Staged Binary Predicate Refine Pipeline

Context

o17.4.2 must provide exact binary-predicate refine kernels that later sindex, sjoin, and overlay work can reuse. The repo already has coarse bounds filters, exactness policy, and a first point-predicate pipeline. The missing piece is a shared exact-refine engine for aligned binary predicates.

Decision

Adopt a shared staged exact-refine engine for binary predicates:

  • choose a coarse bounding-box relation per predicate family

  • compact only the rows that survive the coarse relation

  • run the exact predicate on the compacted candidate set

  • scatter exact results back to the full output shape

Route the vendored GeoPandas GeometryArray binary predicate path through this engine boundary for the supported predicate set, while keeping current host execution on direct vectorized Shapely until performance data justifies moving the adapter onto the staged refine path.

Consequences

  • exact predicate semantics now have one stable internal API

  • targeted upstream GeoPandas predicate tests exercise repo-owned routing

  • the future GPU implementation can swap in CCCL-based compaction and device-side exact kernels without changing the GeoPandas adapter contract

  • current host workloads avoid a measured regression from coarse-filter staging

Alternatives Considered

  • Leave the vendored GeoPandas path on direct Shapely calls and build a separate internal engine later.
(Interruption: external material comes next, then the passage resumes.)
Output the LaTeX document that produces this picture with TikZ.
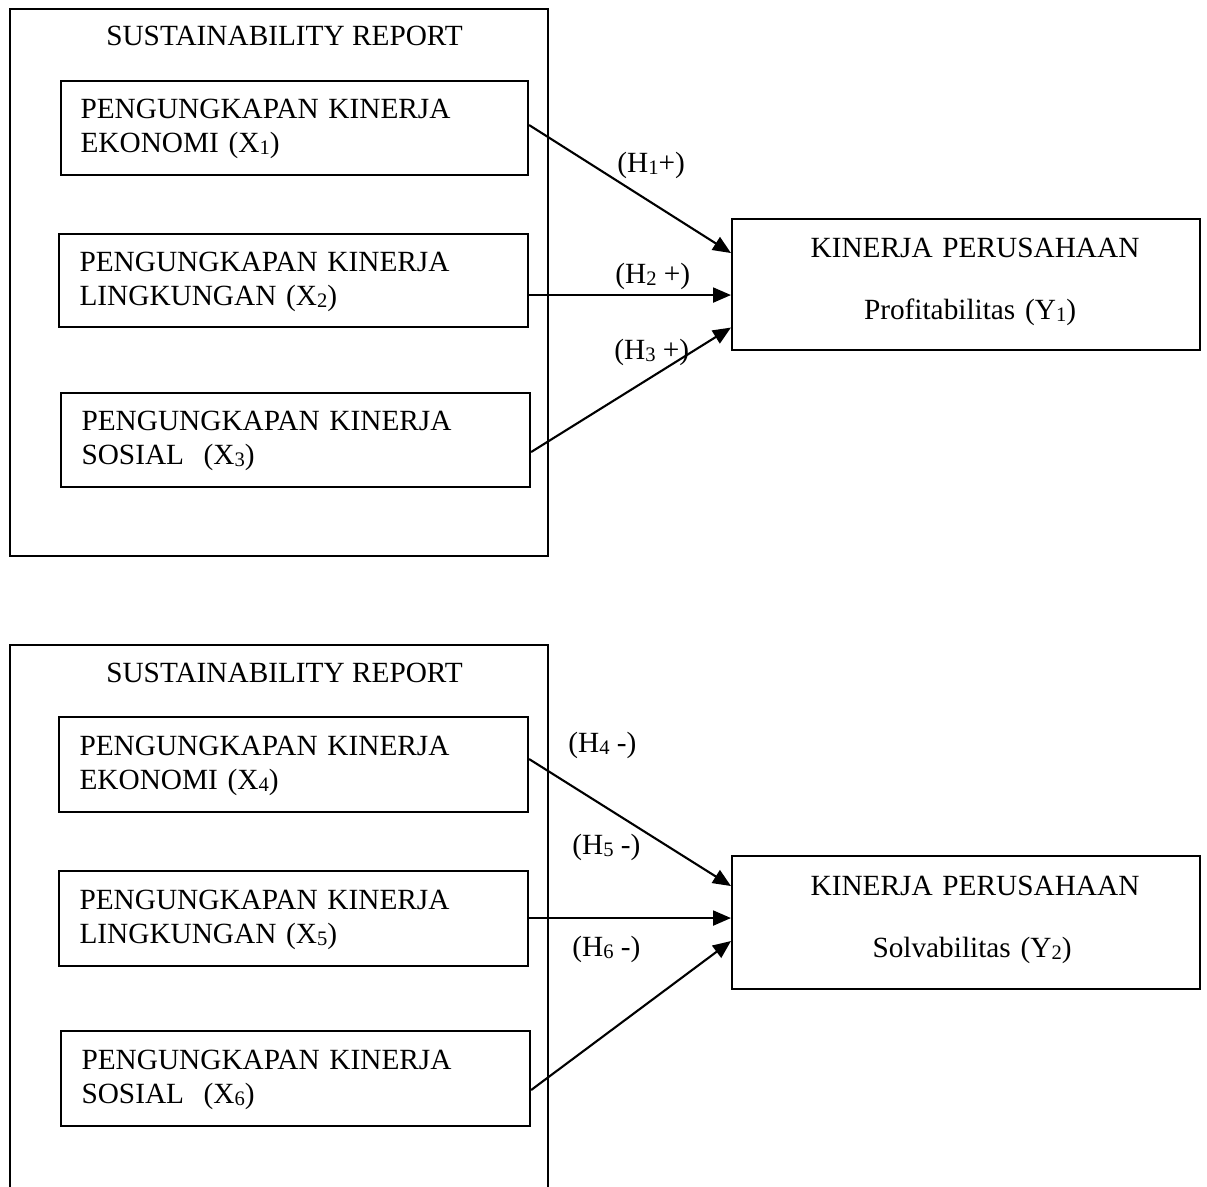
\documentclass[tikz,border=0pt]{standalone}
\usepackage{fontspec}
\setmainfont{Liberation Serif}
\usetikzlibrary{arrows.meta}
\newcommand\sbx[1]{\raisebox{-1pt}{\fontsize{10.3pt}{11pt}\selectfont #1}}
\begin{document}
\begin{tikzpicture}[x=0.5pt,y=-0.5pt,
  every node/.style={font=\fontsize{14.65pt}{17pt}\selectfont},
  frame/.style={draw, line width=1.05pt, anchor=north west, inner sep=0pt, minimum width=269pt},
  xbox/.style={draw, line width=1.05pt, anchor=north west, inner xsep=9.5pt, inner ysep=0pt,
     text width=214pt, align=left, text height=10pt, text depth=19.5pt},
  ybox/.style={draw, line width=1.05pt, anchor=north west, inner sep=0pt, minimum width=234pt,
     text width=234pt, align=center, text height=10pt, text depth=37.5pt,
     font=\fontsize{14.65pt}{31pt}\selectfont},
  lbl/.style={anchor=base west, inner sep=0pt},
  ttl/.style={anchor=base, inner sep=0pt},
  arr/.style={line width=1.05pt, -{Triangle[length=9pt,width=7.5pt]}}
]
\useasboundingbox (0,0) rectangle (1207,1187);
\clip (0,0) rectangle (1207,1187);

% ---------- upper diagram ----------
\node[frame, minimum height=273.5pt] (o1) at (9,8) {};
\node[ttl] (t1) at (284.5,46) {SUSTAINABILITY REPORT};
\node[xbox, minimum width=233.5pt, minimum height=47pt] (b1) at (60,80)
  {PENGUNGKAPAN KINERJA\\EKONOMI (X\sbx{1})};
\node[xbox, minimum width=234.5pt, minimum height=46.5pt] (b2) at (58,233)
  {PENGUNGKAPAN KINERJA\\LINGKUNGAN (X\sbx{2})};
\node[xbox, minimum width=234.5pt, minimum height=47pt] (b3) at (60,392)
  {PENGUNGKAPAN KINERJA\\SOSIAL~~(X\sbx{3})};
\node[ybox, minimum height=65.5pt] (y1) at (731,218)
  {\hspace*{9pt}KINERJA PERUSAHAAN\\\hspace*{4pt}Profitabilitas (Y\sbx{1})};

\draw[arr] ([yshift=1.5pt]b1.east) -- ([yshift=15.75pt]y1.west);
\draw[arr] ([yshift=-7.25pt]b2.east) -- ([yshift=-5.25pt]y1.west);
\draw[arr] ([yshift=-6pt]b3.east) -- ([yshift=-21.5pt]y1.west);

\node[lbl] (h1) at (617,173) {(H\sbx{1}+)};
\node[lbl] (h2) at (615,284) {(H\sbx{2} +)};
\node[lbl] (h3) at (614,360) {(H\sbx{3} +)};

% ---------- lower diagram ----------
\node[frame, minimum height=310pt] (o2) at (9,644) {};
\node[ttl] (t2) at (284.5,683) {SUSTAINABILITY REPORT};
\node[xbox, minimum width=234.5pt, minimum height=47.5pt] (b4) at (58,716)
  {PENGUNGKAPAN KINERJA\\EKONOMI (X\sbx{4})};
\node[xbox, minimum width=234.5pt, minimum height=47.5pt] (b5) at (58,870)
  {PENGUNGKAPAN KINERJA\\LINGKUNGAN (X\sbx{5})};
\node[xbox, minimum width=234.5pt, minimum height=47.5pt] (b6) at (60,1030)
  {PENGUNGKAPAN KINERJA\\SOSIAL~~(X\sbx{6})};
\node[ybox, minimum height=66.5pt] (y2) at (731,855)
  {\hspace*{9pt}KINERJA PERUSAHAAN\\\hspace*{6pt}Solvabilitas (Y\sbx{2})};

\draw[arr] ([yshift=2.75pt]b4.east) -- ([yshift=18.25pt]y2.west);
\draw[arr] ([yshift=0.25pt]b5.east) -- ([yshift=2.25pt]y2.west);
\draw[arr] ([yshift=-5.75pt]b6.east) -- ([yshift=-9.25pt]y2.west);

\node[lbl] (h4) at (568,753) {(H\sbx{4} -)};
\node[lbl] (h5) at (572,855) {(H\sbx{5} -)};
\node[lbl] (h6) at (572,957) {(H\sbx{6} -)};
\end{tikzpicture}
\end{document}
Rejected because it would duplicate semantics and defer adapter integration.

  • Build one monolithic raw CUDA kernel per predicate. Rejected because it would hide compaction boundaries and fight the repo’s CCCL-first direction.

  • Use direct Shapely for every row forever. Rejected because it gives no reusable GPU path and no place to hang exact-refine diagnostics.

Acceptance Notes

This decision lands CPU variants only. Exact binary-predicate semantics, vendored GeoPandas routing, targeted upstream validation, and the staged engine contract are in place now. GPU predicate variants remain future work on top of this pipeline.